Here’s the bigger idea to remember: the stab is doing two jobs at once. It’s a transient hit, and it’s a short-lived atmosphere. If those two parts are fighting each other, split them into separate chains and treat them differently. Tighten the front, widen the tail. That’s a really solid way to think about it.
If you want to push this sound into darker or heavier territory, try layering a tight mono core with a wider top layer. Or add a tiny pitch drift so it feels a bit more unstable. You can even resample one version with more saturation and blend it under a cleaner version for extra grit without losing definition.
For your practice, build three versions of the stab: one dry and punchy, one wider and more chorused, and one filtered with reverb for tails and transitions.

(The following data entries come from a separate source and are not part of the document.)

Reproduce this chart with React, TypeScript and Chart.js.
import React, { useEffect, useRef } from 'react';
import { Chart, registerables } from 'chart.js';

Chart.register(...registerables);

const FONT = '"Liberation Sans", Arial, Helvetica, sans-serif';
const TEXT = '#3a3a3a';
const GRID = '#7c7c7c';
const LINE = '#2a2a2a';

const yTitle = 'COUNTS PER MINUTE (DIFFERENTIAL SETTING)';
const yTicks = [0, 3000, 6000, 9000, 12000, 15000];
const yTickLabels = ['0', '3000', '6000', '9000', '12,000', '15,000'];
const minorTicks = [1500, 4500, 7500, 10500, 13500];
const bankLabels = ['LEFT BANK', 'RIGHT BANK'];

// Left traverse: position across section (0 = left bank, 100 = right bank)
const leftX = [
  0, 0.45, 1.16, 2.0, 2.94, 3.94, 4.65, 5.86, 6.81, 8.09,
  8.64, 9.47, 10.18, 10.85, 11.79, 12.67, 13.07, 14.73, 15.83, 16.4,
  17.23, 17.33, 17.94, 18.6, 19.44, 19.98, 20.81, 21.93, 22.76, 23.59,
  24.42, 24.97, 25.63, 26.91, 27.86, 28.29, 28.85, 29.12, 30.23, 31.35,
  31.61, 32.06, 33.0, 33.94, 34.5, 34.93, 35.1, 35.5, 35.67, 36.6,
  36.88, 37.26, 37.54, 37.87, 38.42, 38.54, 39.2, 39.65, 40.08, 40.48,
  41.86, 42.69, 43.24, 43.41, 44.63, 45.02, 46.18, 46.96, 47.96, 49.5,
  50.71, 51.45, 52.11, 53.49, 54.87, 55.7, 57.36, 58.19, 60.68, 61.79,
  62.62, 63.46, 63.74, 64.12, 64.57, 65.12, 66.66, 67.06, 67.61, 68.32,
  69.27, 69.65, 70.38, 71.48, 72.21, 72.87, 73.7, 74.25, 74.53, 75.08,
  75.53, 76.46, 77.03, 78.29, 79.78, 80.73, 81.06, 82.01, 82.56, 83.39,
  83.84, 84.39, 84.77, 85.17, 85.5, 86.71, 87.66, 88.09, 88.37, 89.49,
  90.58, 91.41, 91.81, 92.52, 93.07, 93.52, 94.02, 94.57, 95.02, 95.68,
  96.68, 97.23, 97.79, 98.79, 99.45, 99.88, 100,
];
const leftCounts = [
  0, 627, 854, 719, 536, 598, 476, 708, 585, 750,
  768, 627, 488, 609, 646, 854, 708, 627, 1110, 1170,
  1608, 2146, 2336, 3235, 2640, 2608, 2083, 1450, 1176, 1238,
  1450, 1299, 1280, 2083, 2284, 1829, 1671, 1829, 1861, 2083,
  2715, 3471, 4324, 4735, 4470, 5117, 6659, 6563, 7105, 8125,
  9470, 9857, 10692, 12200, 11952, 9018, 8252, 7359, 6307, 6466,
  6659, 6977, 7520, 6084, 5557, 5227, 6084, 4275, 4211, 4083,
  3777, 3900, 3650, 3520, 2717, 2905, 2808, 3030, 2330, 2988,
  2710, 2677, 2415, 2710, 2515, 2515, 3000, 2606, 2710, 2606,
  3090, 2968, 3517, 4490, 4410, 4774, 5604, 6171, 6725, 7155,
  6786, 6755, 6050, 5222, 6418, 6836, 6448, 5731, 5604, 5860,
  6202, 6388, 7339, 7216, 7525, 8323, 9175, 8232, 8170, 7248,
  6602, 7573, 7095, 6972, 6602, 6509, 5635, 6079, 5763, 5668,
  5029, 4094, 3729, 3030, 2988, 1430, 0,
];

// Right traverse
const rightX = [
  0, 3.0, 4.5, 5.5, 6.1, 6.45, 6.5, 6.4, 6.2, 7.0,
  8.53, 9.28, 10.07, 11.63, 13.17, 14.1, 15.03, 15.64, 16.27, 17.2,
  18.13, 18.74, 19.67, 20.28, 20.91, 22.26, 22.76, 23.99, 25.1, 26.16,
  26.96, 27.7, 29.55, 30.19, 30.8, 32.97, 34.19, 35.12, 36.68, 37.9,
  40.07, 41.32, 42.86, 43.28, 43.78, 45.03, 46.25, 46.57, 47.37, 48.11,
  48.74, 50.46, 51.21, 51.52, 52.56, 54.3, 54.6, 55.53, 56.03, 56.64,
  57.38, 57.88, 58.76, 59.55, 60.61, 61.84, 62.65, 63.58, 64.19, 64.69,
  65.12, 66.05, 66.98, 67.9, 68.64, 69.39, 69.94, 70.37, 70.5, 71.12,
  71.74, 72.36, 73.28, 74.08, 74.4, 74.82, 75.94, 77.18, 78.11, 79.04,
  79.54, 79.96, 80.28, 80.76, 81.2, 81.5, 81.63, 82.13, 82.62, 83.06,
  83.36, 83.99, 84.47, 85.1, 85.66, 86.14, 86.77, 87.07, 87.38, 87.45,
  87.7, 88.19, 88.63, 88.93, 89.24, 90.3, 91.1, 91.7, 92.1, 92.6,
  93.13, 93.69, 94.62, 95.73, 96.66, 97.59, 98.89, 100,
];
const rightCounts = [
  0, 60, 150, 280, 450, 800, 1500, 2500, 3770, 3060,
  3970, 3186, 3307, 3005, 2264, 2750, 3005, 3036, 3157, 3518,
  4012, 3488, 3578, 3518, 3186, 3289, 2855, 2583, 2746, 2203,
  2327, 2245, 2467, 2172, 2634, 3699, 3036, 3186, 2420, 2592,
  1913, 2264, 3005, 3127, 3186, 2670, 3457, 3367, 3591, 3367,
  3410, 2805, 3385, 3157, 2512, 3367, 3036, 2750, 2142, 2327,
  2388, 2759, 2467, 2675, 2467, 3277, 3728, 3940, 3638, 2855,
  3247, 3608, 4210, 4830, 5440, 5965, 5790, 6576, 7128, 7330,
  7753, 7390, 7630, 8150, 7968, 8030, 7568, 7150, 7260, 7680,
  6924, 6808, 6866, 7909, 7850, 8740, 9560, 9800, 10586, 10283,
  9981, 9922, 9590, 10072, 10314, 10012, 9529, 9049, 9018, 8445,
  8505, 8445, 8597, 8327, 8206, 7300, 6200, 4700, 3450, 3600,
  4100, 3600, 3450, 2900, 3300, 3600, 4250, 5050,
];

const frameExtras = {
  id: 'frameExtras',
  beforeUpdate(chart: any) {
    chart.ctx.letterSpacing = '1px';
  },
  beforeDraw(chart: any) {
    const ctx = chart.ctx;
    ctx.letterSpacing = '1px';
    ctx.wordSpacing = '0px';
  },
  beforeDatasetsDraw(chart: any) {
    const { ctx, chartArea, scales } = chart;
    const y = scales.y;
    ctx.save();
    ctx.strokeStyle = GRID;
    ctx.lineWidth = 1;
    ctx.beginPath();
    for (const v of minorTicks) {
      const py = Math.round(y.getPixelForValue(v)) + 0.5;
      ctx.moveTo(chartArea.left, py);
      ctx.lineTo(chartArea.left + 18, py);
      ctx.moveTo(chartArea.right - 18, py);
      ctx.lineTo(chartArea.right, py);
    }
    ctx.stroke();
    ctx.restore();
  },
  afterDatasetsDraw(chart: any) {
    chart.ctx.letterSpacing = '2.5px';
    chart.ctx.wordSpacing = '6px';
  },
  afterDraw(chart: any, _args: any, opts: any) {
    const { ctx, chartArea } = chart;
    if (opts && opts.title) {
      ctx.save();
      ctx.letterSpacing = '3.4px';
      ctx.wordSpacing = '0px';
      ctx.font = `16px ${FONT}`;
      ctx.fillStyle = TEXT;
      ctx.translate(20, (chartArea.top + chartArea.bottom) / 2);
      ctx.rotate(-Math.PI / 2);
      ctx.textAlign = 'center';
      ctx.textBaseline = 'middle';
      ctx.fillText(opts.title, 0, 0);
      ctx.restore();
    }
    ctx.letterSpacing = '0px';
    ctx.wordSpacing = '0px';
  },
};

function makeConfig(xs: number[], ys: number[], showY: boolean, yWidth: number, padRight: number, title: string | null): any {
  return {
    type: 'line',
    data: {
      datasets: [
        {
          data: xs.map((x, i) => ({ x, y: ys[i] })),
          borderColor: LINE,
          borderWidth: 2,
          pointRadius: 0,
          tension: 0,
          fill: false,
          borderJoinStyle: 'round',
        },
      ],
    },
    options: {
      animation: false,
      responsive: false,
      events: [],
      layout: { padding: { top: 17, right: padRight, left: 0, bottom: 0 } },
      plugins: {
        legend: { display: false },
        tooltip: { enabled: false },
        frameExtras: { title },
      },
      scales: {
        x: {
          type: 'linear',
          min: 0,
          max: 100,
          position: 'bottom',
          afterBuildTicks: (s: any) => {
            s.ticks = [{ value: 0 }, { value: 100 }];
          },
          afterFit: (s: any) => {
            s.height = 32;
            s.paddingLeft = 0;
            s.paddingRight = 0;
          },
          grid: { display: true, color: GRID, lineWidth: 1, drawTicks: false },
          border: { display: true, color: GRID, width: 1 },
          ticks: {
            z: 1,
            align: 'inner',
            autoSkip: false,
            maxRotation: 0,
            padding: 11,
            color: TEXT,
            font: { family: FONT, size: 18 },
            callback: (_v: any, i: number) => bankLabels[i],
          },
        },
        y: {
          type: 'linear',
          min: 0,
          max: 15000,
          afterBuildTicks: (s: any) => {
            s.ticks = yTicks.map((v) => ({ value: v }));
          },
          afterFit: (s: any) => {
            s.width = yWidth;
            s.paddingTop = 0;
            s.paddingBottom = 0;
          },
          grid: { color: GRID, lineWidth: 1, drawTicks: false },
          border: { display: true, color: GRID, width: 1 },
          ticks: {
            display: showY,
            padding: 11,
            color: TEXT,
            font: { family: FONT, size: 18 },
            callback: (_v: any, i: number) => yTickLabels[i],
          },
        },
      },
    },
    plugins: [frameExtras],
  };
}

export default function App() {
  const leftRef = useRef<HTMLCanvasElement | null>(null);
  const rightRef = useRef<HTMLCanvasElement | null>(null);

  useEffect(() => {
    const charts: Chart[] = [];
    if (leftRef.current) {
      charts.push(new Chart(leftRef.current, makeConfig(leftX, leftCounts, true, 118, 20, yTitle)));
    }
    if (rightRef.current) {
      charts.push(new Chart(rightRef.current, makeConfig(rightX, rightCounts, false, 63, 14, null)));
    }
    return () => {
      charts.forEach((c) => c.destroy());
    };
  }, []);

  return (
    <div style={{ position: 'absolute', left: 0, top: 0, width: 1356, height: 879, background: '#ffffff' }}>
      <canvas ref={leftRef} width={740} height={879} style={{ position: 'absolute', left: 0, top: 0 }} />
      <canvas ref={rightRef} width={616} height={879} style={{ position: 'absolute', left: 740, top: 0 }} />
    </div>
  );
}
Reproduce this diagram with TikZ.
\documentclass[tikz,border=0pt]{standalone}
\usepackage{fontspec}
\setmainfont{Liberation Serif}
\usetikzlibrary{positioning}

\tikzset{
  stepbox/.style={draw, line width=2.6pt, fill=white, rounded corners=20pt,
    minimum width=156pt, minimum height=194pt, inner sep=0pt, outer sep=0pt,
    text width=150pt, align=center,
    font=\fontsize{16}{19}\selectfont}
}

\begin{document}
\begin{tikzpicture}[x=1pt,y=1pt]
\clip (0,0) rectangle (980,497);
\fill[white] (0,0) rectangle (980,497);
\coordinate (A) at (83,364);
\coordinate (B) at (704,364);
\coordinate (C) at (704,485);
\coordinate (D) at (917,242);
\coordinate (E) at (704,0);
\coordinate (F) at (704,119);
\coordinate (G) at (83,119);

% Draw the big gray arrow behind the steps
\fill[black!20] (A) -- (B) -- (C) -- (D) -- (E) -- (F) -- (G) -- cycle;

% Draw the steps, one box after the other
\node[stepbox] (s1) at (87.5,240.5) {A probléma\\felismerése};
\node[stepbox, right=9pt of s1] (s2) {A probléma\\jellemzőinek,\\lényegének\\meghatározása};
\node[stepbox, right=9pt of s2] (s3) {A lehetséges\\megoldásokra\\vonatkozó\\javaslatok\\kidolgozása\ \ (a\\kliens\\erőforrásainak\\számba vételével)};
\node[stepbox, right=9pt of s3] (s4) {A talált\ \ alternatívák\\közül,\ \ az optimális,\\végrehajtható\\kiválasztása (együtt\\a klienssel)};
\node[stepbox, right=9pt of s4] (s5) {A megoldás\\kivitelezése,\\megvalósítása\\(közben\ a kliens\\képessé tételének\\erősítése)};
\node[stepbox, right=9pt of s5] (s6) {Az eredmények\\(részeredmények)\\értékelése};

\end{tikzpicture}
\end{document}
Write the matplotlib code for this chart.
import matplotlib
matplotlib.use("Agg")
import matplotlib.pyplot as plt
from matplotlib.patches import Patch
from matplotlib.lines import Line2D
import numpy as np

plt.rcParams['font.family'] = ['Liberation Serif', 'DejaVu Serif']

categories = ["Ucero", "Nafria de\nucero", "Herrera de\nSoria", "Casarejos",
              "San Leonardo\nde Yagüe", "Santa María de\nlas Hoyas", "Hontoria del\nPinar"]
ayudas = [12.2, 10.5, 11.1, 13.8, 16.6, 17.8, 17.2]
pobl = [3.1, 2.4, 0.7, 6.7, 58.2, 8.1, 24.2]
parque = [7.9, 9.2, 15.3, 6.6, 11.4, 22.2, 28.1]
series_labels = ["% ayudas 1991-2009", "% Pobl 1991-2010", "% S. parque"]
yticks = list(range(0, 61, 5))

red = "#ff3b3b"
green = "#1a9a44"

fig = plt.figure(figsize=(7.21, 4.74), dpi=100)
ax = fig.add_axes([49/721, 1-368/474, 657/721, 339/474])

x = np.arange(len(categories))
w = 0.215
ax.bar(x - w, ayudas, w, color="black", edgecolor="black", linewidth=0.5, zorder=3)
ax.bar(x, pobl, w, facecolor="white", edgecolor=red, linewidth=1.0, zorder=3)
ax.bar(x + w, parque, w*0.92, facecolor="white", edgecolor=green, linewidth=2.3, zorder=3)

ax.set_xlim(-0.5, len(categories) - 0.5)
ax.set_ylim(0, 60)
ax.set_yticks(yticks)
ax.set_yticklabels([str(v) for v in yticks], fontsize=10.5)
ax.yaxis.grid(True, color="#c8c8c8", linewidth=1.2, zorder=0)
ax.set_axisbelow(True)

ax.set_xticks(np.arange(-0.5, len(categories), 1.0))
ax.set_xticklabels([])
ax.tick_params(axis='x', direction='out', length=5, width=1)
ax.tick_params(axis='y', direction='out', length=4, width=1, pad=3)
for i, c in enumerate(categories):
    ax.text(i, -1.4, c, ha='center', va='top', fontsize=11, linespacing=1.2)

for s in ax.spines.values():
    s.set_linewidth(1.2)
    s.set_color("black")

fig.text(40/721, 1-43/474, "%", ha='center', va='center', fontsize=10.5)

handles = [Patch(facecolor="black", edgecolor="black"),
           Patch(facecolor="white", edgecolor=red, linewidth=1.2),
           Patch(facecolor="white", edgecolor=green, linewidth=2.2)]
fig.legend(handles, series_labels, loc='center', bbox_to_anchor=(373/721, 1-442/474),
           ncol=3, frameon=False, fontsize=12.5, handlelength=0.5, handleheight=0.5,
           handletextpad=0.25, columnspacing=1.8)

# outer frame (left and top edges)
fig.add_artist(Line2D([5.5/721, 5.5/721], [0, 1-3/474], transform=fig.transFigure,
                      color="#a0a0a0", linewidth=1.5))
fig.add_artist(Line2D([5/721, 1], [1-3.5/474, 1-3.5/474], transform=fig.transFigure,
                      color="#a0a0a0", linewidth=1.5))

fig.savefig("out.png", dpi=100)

Resample them all, chop them into useful pieces, and then build a two-bar jungle edit with a couple of offbeat hits, a stronger answer hit, and a reverse pickup into the loop.
If you can make this sound work with just a break and a sub, you’ve got something very usable. And if it still feels exciting when you bounce it to audio and stop staring at the synth screen, that’s a great sign. It means you’ve built a real DnB edit tool, not just a nice preset.
So remember the formula: synth, punch, soul, EQ, resample, edit, arrange. Keep the attack tight, the low end clean, and the midrange alive. That’s how you get a hoover stab with modern punch and vintage soul in Ableton Live 12.